The RFQ submission from Weiss and O’Grady proposed general concepts for the site of the Festival Market Place storage building, but it did not specify a single idea, Weiss said. He proposed reopening The Zu, a former sports bar owned by the Weiss family at 16 S. Broadway, where The Mule operates now. He and O’Grady also proposed a training ring for boxers, among other ideas.

Weiss said he understood why the city selected Lodge’s proposal, since a municipality would want the property to generate sales tax dollars.

“Their perception is correct,” Weiss aid. “That is a very valuable piece of real estate that can be an income-producer for the city.”

However, Weiss said the RFQ process felt “rushed.”
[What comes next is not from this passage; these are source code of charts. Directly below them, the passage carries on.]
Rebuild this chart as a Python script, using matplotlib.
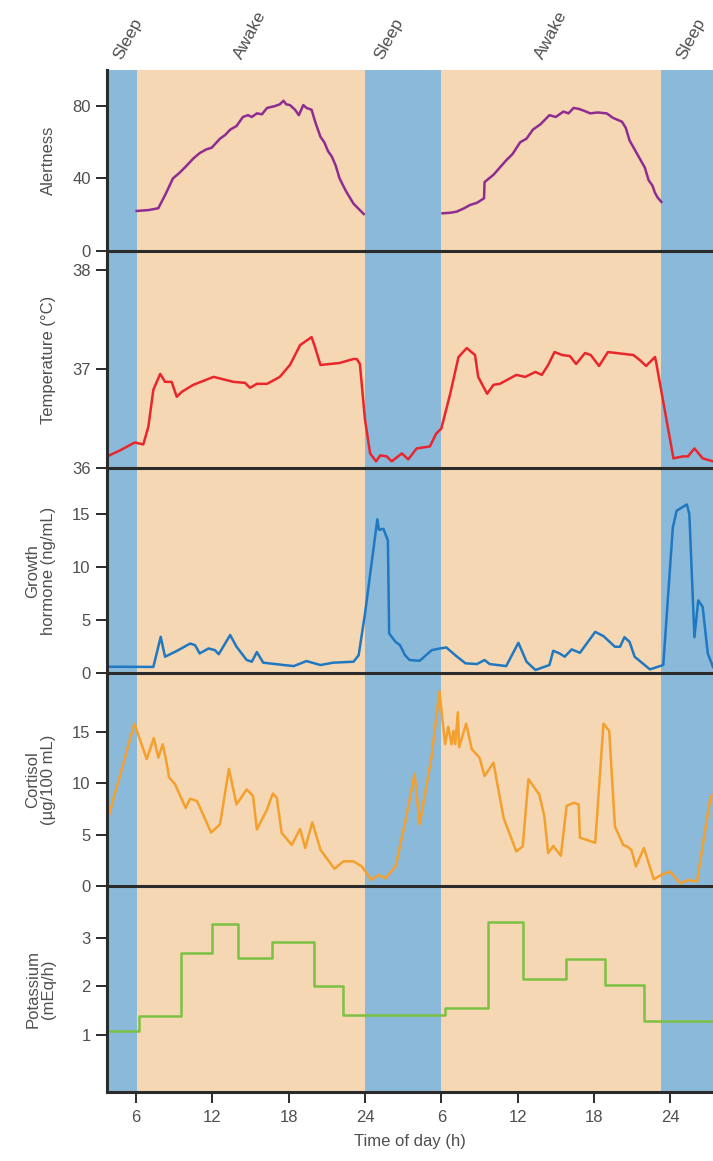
import numpy as np
import matplotlib.pyplot as plt
from matplotlib import transforms

plt.rcParams['font.family'] = ['Liberation Sans', 'DejaVu Sans']

# time of day, hours counted continuously over two days
x_start, x_end = 3.74, 51.36
sleep_bands = [(3.74, 6.05), (24.0, 30.0), (47.3, 51.36)]
tick_pos = [6, 12, 18, 24, 30, 36, 42, 48]
tick_lab = ['6', '12', '18', '24', '6', '12', '18', '24']
phase_lab = ['Sleep', 'Awake', 'Sleep', 'Awake', 'Sleep']
phase_pos = [5.1, 14.5, 25.6, 38.2, 49.3]

# alertness (two waking periods)
alert_t1 = [6.05, 7.0, 7.75, 8.3, 8.9, 9.4, 9.9, 10.5, 11.0, 11.5, 11.95, 12.6, 13.0, 13.4,
            13.9, 14.4, 14.8, 15.1, 15.5, 15.9, 16.3, 16.9, 17.3, 17.6, 17.8, 18.1, 18.5, 18.8,
            19.15, 19.4, 19.8, 20.1, 20.5, 20.8, 21.1, 21.4, 21.7, 22.0, 22.5, 23.1, 23.9]
alert_v1 = [22, 22.5, 23.5, 31, 40, 43, 46.5, 51, 54, 56, 57, 62, 64, 67,
            69, 74, 75, 74, 76, 75.5, 79, 80, 81, 83, 81, 80.6, 78, 75,
            80.6, 79, 78, 71, 63, 60, 55, 52, 47, 40, 33, 26, 20.3]
alert_t2 = [30.1, 30.7, 31.2, 31.8, 32.26, 32.8, 33.36, 33.4, 34.1, 34.6, 35.1, 35.6, 36.2,
            36.7, 37.2, 37.8, 38.5, 39.0, 39.6, 40.0, 40.4, 40.8, 41.2, 41.7, 42.3, 43.0,
            43.5, 44.2, 44.5, 44.8, 45.2, 45.6, 46.0, 46.3, 46.6, 46.8, 47.0, 47.3]
alert_v2 = [20.7, 21.0, 21.6, 23.5, 25.3, 26.5, 29, 38, 42, 46, 50, 53.5, 60,
            62, 67, 70, 75, 74, 77, 76, 79, 78.5, 77.5, 76, 76.5, 76,
            73.5, 71.4, 68, 61, 56, 51, 46, 39, 36, 32, 29.5, 27]

# body temperature
temp_t = [3.74, 4.74, 5.9, 6.57, 6.97, 7.36, 7.9, 8.28, 8.8, 9.2, 9.6, 10.5, 12.1, 13.65,
          14.57, 14.96, 15.5, 16.3, 17.3, 18.1, 18.9, 19.8, 20.07, 20.5, 22.0, 23.1, 23.35,
          23.6, 24.0, 24.4, 24.87, 25.2, 25.7, 26.1, 26.9, 27.4, 28.06, 29.1, 29.6, 30.0,
          30.7, 31.35, 32.0, 32.65, 32.9, 33.6, 34.1, 34.6, 35.9, 36.6, 37.4, 37.9, 38.4,
          38.9, 39.5, 40.1, 40.6, 41.3, 41.75, 42.4, 43.1, 45.1, 45.6, 46.1, 46.8, 46.9,
          48.25, 49.0, 49.4, 49.9, 50.55, 51.36]
temp_v = [36.12, 36.18, 36.26, 36.24, 36.42, 36.79, 36.95, 36.87, 36.87, 36.72, 36.77, 36.84,
          36.92, 36.87, 36.86, 36.81, 36.85, 36.85, 36.92, 37.04, 37.24, 37.32, 37.22, 37.04,
          37.06, 37.1, 37.1, 37.05, 36.49, 36.15, 36.07, 36.13, 36.12, 36.07, 36.15, 36.09,
          36.2, 36.22, 36.35, 36.4, 36.75, 37.12, 37.21, 37.14, 36.92, 36.75, 36.84, 36.85,
          36.94, 36.92, 36.97, 36.94, 37.04, 37.17, 37.14, 37.13, 37.05, 37.16, 37.14, 37.03,
          37.17, 37.14, 37.09, 37.03, 37.12, 37.06, 36.1, 36.12, 36.12, 36.2, 36.1, 36.07]

# growth hormone
gh_t = [3.74, 7.36, 7.94, 8.28, 9.2, 10.25, 10.64, 11.0, 11.7, 12.2, 12.5, 13.4, 13.9, 14.7,
        15.1, 15.5, 16.0, 17.6, 18.4, 19.4, 20.5, 21.5, 23.1, 23.5, 24.0, 24.97, 25.1, 25.45,
        25.8, 25.9, 26.4, 26.75, 27.15, 27.5, 28.3, 29.25, 29.9, 30.4, 31.1, 31.9, 32.8,
        33.4, 33.8, 35.1, 36.06, 36.7, 37.4, 38.5, 38.8, 39.3, 39.7, 40.25, 40.9, 42.1,
        42.75, 43.65, 44.05, 44.4, 44.8, 45.2, 46.4, 47.45, 48.2, 48.5, 49.3, 49.5, 49.9,
        50.2, 50.55, 50.95, 51.36]
gh_v = [0.62, 0.6, 3.43, 1.56, 2.1, 2.8, 2.65, 1.87, 2.34, 2.18, 1.8, 3.6, 2.5, 1.25,
        1.09, 2.0, 1.0, 0.78, 0.68, 1.15, 0.78, 1.0, 1.09, 1.7, 5.6, 14.5, 13.5, 13.6,
        12.5, 3.75, 2.96, 2.65, 1.7, 1.25, 1.18, 2.18, 2.34, 2.43, 1.7, 0.94, 0.87,
        1.25, 0.87, 0.68, 2.87, 1.09, 0.31, 0.78, 2.12, 1.87, 1.56, 2.25, 1.93, 3.9,
        3.5, 2.5, 2.5, 3.4, 2.96, 1.56, 0.37, 0.78, 13.7, 15.3, 15.9, 15.0, 3.4,
        6.87, 6.24, 1.87, 0.6]

# cortisol
cort_t = [3.74, 5.87, 6.84, 7.4, 7.75, 8.1, 8.4, 8.6, 9.07, 9.9, 10.25, 10.8, 11.9, 12.6,
          13.3, 13.9, 14.7, 15.2, 15.5, 16.3, 16.75, 17.06, 17.45, 18.24, 18.9, 19.3, 19.86,
          20.5, 21.6, 22.3, 23.1, 23.75, 24.5, 25.05, 25.6, 26.4, 27.15, 27.9, 28.3, 29.25,
          29.85, 30.3, 30.55, 30.8, 30.95, 31.1, 31.3, 31.4, 31.95, 32.4, 33.0, 33.4, 34.1,
          34.9, 35.9, 36.4, 36.85, 37.7, 38.1, 38.4, 38.8, 39.4, 39.85, 40.4, 40.8, 40.9,
          41.4, 42.1, 42.75, 43.2, 43.65, 44.3, 44.6, 44.95, 45.3, 45.93, 46.7, 47.3, 47.98,
          48.8, 49.4, 50.1, 51.15, 51.36]
cort_v = [6.3, 15.8, 12.35, 14.4, 12.5, 13.8, 12.0, 10.56, 9.9, 7.6, 8.5, 8.26, 5.2, 6.0,
          11.4, 7.94, 9.4, 8.75, 5.5, 7.45, 9.0, 8.6, 5.16, 4.0, 5.55, 3.7, 6.2,
          3.53, 1.67, 2.4, 2.4, 1.9, 0.59, 1.08, 0.75, 1.9, 6.15, 10.9, 6.0, 12.7,
          18.95, 13.8, 15.5, 13.8, 15.1, 13.8, 16.9, 13.5, 15.8, 13.3, 12.5, 10.7, 12.0,
          6.6, 3.36, 3.85, 10.4, 8.9, 6.8, 3.2, 3.9, 2.94, 7.8, 8.1, 7.94, 4.7,
          4.5, 4.2, 15.8, 15.1, 5.8, 4.0, 3.85, 3.5, 1.9, 3.7, 0.66, 1.08, 1.4,
          0.26, 0.59, 0.42, 8.6, 8.9]

# potassium excretion (step values)
k_t = [3.74, 6.26, 9.54, 11.97, 14.04, 16.67, 20.0, 22.25, 30.3, 33.7, 36.4, 39.8, 42.87, 45.93, 51.36]
k_v = [1.07, 1.38, 2.7, 3.3, 2.6, 2.92, 2.0, 1.42, 1.56, 3.34, 2.15, 2.56, 2.04, 1.28, 1.28]

blue = '#8bb9d9'
peach = '#f6d7b3'
txt = '#4f4f4f'
dark = '#2b2b2b'

W, H = 713, 1161
fig = plt.figure(figsize=(W / 100, H / 100), dpi=100)

left = 107.3 / W
edges = [70, 250.7, 468.3, 673.3, 886, 1092.3]
panels = [
    dict(ylim=(0, 100), ticks=[0, 40, 80], label='Alertness'),
    dict(ylim=(36, 38.19), ticks=[36, 37, 38], label='Temperature (°C)'),
    dict(ylim=(0, 19.3), ticks=[0, 5, 10, 15], label='Growth\nhormone (ng/mL)'),
    dict(ylim=(0, 20.7), ticks=[0, 5, 10, 15], label='Cortisol\n(µg/100 mL)'),
    dict(ylim=(-0.19, 4.08), ticks=[1, 2, 3], label='Potassium\n(mEq/h)'),
]

axes = []
for i, p in enumerate(panels):
    top, bot = edges[i], edges[i + 1]
    ax = fig.add_axes([left, 1 - bot / H, 1 - left, (bot - top) / H])
    ax.set_zorder(len(panels) - i)  # upper panel's bottom line stays on top
    ax.set_facecolor(peach)
    for a, b in sleep_bands:
        ax.axvspan(a, b, color=blue, lw=0, zorder=0)
    ax.set_xlim(x_start, x_end)
    ax.set_ylim(*p['ylim'])
    ax.set_yticks(p['ticks'])
    for s in ['top', 'right']:
        ax.spines[s].set_visible(False)
    for s in ['left', 'bottom']:
        ax.spines[s].set_linewidth(2.2)
        ax.spines[s].set_color(dark)
        ax.spines[s].set_zorder(5)
    ax.tick_params(axis='y', direction='out', length=8, width=1.4, color=dark,
                   labelsize=12, labelcolor=txt, pad=4)
    ax.set_ylabel(p['label'], fontsize=12, color=txt, linespacing=1.05)
    ax.yaxis.set_label_coords(-0.085, 0.5)
    if i < len(panels) - 1:
        ax.set_xticks([])
    axes.append(ax)

ax1, ax2, ax3, ax4, ax5 = axes
lw = 1.8
ax1.plot(alert_t1, alert_v1, color='#8e2c91', lw=lw)
ax1.plot(alert_t2, alert_v2, color='#8e2c91', lw=lw)
ax2.plot(temp_t, temp_v, color='#e8262b', lw=lw)
ax3.plot(gh_t, gh_v, color='#1f78c1', lw=lw)
ax4.plot(cort_t, cort_v, color='#f4a02e', lw=lw)
ax5.plot(k_t, k_v, color='#7cc143', lw=lw, drawstyle='steps-post')

ax5.set_xticks(tick_pos)
ax5.set_xticklabels(tick_lab)
ax5.tick_params(axis='x', direction='out', length=8, width=1.4, color=dark,
                labelsize=12, labelcolor=txt, pad=5)
ax5.set_xlabel('Time of day (h)', fontsize=12, color=txt, labelpad=6)

trans = transforms.blended_transform_factory(ax1.transData, ax1.transAxes)
for lab, pos in zip(phase_lab, phase_pos):
    ax1.text(pos, 1.045, lab, transform=trans, rotation=62, rotation_mode='anchor',
             ha='left', va='bottom', fontsize=12.5, color=txt, clip_on=False)

fig.savefig('out.png', dpi=100)
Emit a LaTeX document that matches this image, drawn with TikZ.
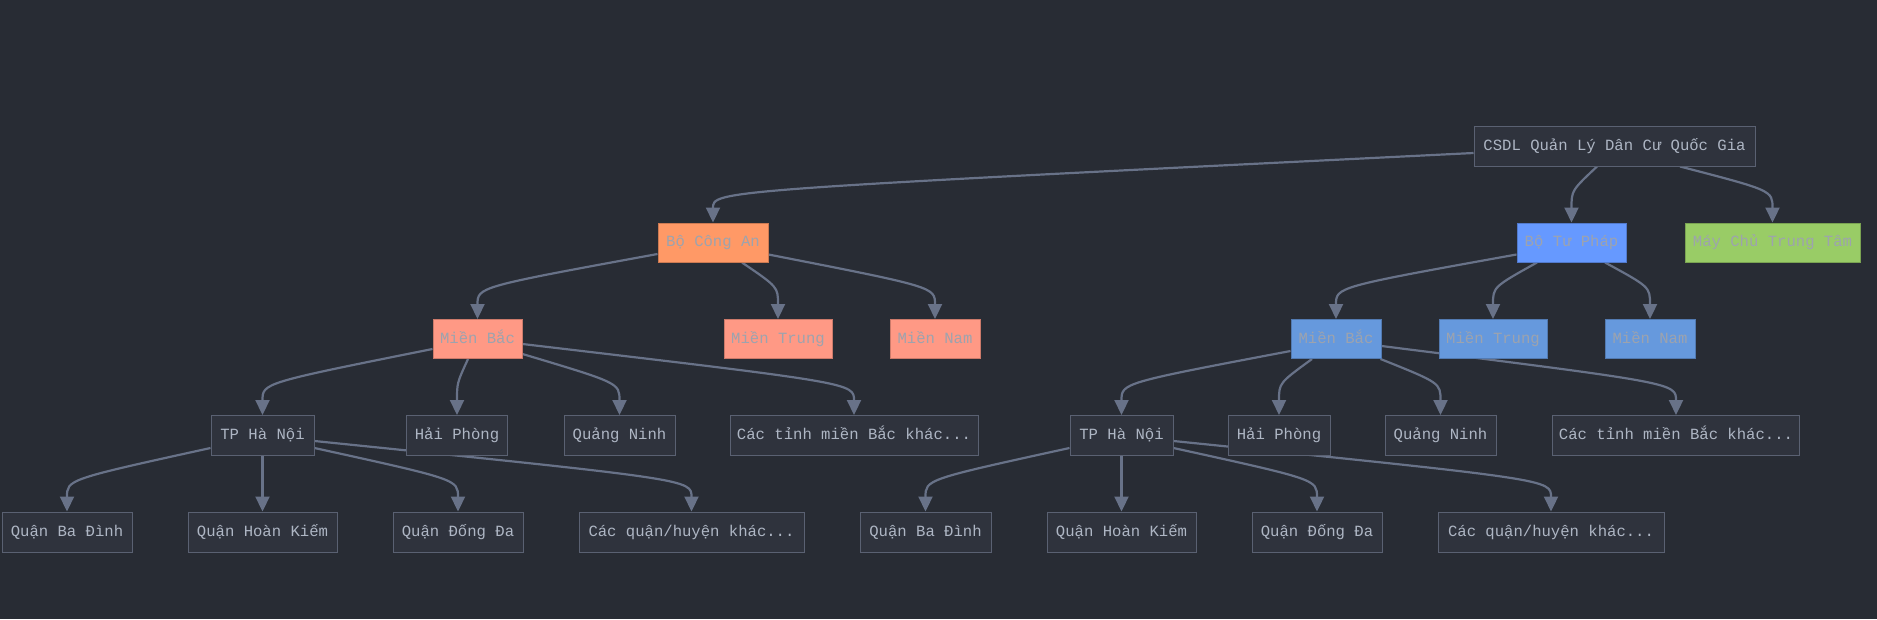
\documentclass[tikz,border=0pt]{standalone}
\usepackage{fontspec}
\setmonofont{Liberation Mono}
\usetikzlibrary{arrows.meta,calc,backgrounds}
\definecolor{bgcol}{HTML}{282C34}
\definecolor{nodefill}{HTML}{2F333D}
\definecolor{nodeborder}{HTML}{5A6172}
\definecolor{nodetext}{HTML}{AEB6C4}
\definecolor{ctext}{HTML}{9DA3AE}
\definecolor{edgecol}{HTML}{687288}
\definecolor{caorange}{HTML}{FF9966}
\definecolor{casalmon}{HTML}{FF9985}
\definecolor{tpblue}{HTML}{6699FF}
\definecolor{tpmid}{HTML}{6699DD}
\definecolor{mgreen}{HTML}{99CC66}
\newcommand\myedge[2]{\draw[edgeline] #1 .. controls ($(#2.north)+(0,-32)$) and ($(#2.north)+(0,-32)$) .. (#2.north);}
\begin{document}
\begin{tikzpicture}[x=1pt,y=-1pt,
  box/.style={draw=nodeborder, fill=nodefill, line width=1pt, text=nodetext,
    font=\ttfamily\fontsize{15.6}{18}\selectfont, inner sep=0pt, minimum height=40pt,
    text height=11.5pt, text depth=3.5pt},
  cbox/.style={box, draw=#1!80!black, fill=#1, text=ctext, minimum height=39pt},
  edgeline/.style={draw=edgecol, line width=2.2pt, -{Triangle[length=15pt,width=14pt]}}]
\useasboundingbox (0,0) rectangle (1877,619);
% row 0
\node[box, minimum width=281pt] (csdl) at (1614.5,146) {CSDL Quản Lý Dân Cư Quốc Gia};
% row 1
\node[cbox=caorange, minimum width=110pt] (bca) at (713,242.5) {Bộ Công An};
\node[cbox=tpblue, minimum width=109pt] (btp) at (1571.5,242.5) {Bộ Tư Pháp};
\node[cbox=mgreen, minimum width=175pt] (may) at (1772.5,242.5) {Máy Chủ Trung Tâm};
% row 2
\node[cbox=casalmon, minimum width=89pt] (camb) at (477.5,339) {Miền Bắc};
\node[cbox=casalmon, minimum width=108pt] (camt) at (778,339) {Miền Trung};
\node[cbox=casalmon, minimum width=90pt] (camn) at (935,339) {Miền Nam};
\node[cbox=tpmid, minimum width=90pt] (tpmb) at (1336,339) {Miền Bắc};
\node[cbox=tpmid, minimum width=108pt] (tpmt) at (1493,339) {Miền Trung};
\node[cbox=tpmid, minimum width=90pt] (tpmn) at (1650,339) {Miền Nam};
% row 3
\node[box, minimum width=103pt] (cahn) at (262.5,435.5) {TP Hà Nội};
\node[box, minimum width=101pt] (cahp) at (457,435.5) {Hải Phòng};
\node[box, minimum width=111pt] (caqn) at (619.5,435.5) {Quảng Ninh};
\node[box, minimum width=248pt] (cact) at (854,435.5) {Các tỉnh miền Bắc khác...};
\node[box, minimum width=103pt] (tphn) at (1121.5,435.5) {TP Hà Nội};
\node[box, minimum width=102pt] (tphp) at (1279,435.5) {Hải Phòng};
\node[box, minimum width=111pt] (tpqn) at (1440.5,435.5) {Quảng Ninh};
\node[box, minimum width=247pt] (tpct) at (1676,435.5) {Các tỉnh miền Bắc khác...};
% row 4
\node[box, minimum width=130pt] (cabd) at (67,532) {Quận Ba Đình};
\node[box, minimum width=149pt] (cahk) at (262.5,532) {Quận Hoàn Kiếm};
\node[box, minimum width=130pt] (cadd) at (458,532) {Quận Đống Đa};
\node[box, minimum width=225pt] (caqk) at (691.5,532) {Các quận/huyện khác...};
\node[box, minimum width=131pt] (tpbd) at (925.5,532) {Quận Ba Đình};
\node[box, minimum width=149pt] (tphk) at (1121.5,532) {Quận Hoàn Kiếm};
\node[box, minimum width=130pt] (tpdd) at (1317,532) {Quận Đống Đa};
\node[box, minimum width=226pt] (tpqk) at (1551,532) {Các quận/huyện khác...};
\begin{scope}[on background layer]
\fill[bgcol] (0,0) rectangle (1877,619);
\myedge{($(csdl.west)+(0,7)$)}{bca}
\myedge{($(csdl.south)+(-17.5,0)$)}{btp}
\myedge{($(csdl.south)+(65.5,0)$)}{may}
\myedge{($(bca.west)+(0,11.5)$)}{camb}
\myedge{($(bca.south)+(29,0)$)}{camt}
\myedge{($(bca.east)+(0,12)$)}{camn}
\myedge{($(btp.west)+(0,12)$)}{tpmb}
\myedge{($(btp.south)+(-34.5,0)$)}{tpmt}
\myedge{($(btp.south)+(33.5,0)$)}{tpmn}
\myedge{($(camb.west)+(0,10)$)}{cahn}
\myedge{($(camb.south)+(-9.5,0)$)}{cahp}
\myedge{($(camb.east)+(0,15)$)}{caqn}
\myedge{($(camb.east)+(0,5)$)}{cact}
\myedge{($(tpmb.west)+(0,12)$)}{tphn}
\myedge{($(tpmb.south)+(-24,0)$)}{tphp}
\myedge{($(tpmb.south east)+(-1,0)$)}{tpqn}
\myedge{($(tpmb.east)+(0,7)$)}{tpct}
\myedge{($(cahn.west)+(0,12.5)$)}{cabd}
\draw[edgeline] (cahn.south) -- (cahk.north);
\myedge{($(cahn.east)+(0,12.5)$)}{cadd}
\myedge{($(cahn.east)+(0,5.5)$)}{caqk}
\myedge{($(tphn.west)+(0,12.5)$)}{tpbd}
\draw[edgeline] (tphn.south) -- (tphk.north);
\myedge{($(tphn.east)+(0,12.5)$)}{tpdd}
\myedge{($(tphn.east)+(0,5.5)$)}{tpqk}
\end{scope}
\end{tikzpicture}
\end{document}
“I did have the feeling they already knew what they were doing and were just going through some motions, but I don’t know that,” Weiss said. “I’ve been in RFQ’s before. This just kind of felt different.”

Weiss said the process seemed atypical for the city.

“For the most part, what I’ve seen from the City of Edmond is above water, straightforward. They do their due diligence,” Weiss said. “They had something in their mind that they wanted.”

Asked if she believed the city had pre-selected Lap 7 Development for the site, Carel — the Downtown Edmond Business Association president who served on the selection committee — said the committee went through the proper process, but she acknowledged hearing complaints from business owners about the situation.

“I’ve gotten the same input from everybody down here. They were like, ‘Do you think it was pre-selected?’ I just don’t know either way,” Carel said. “I know when I was part of it, it seemed like we were actually going through the interview process and the steps that were taken. I just don’t know what was done before I got there.”

(Correction: This article was updated at 8:13 a.m. Friday, Feb. 23, to correct information on the city’s lease agreement with Lap 7 Development. NonDoc regrets the error.)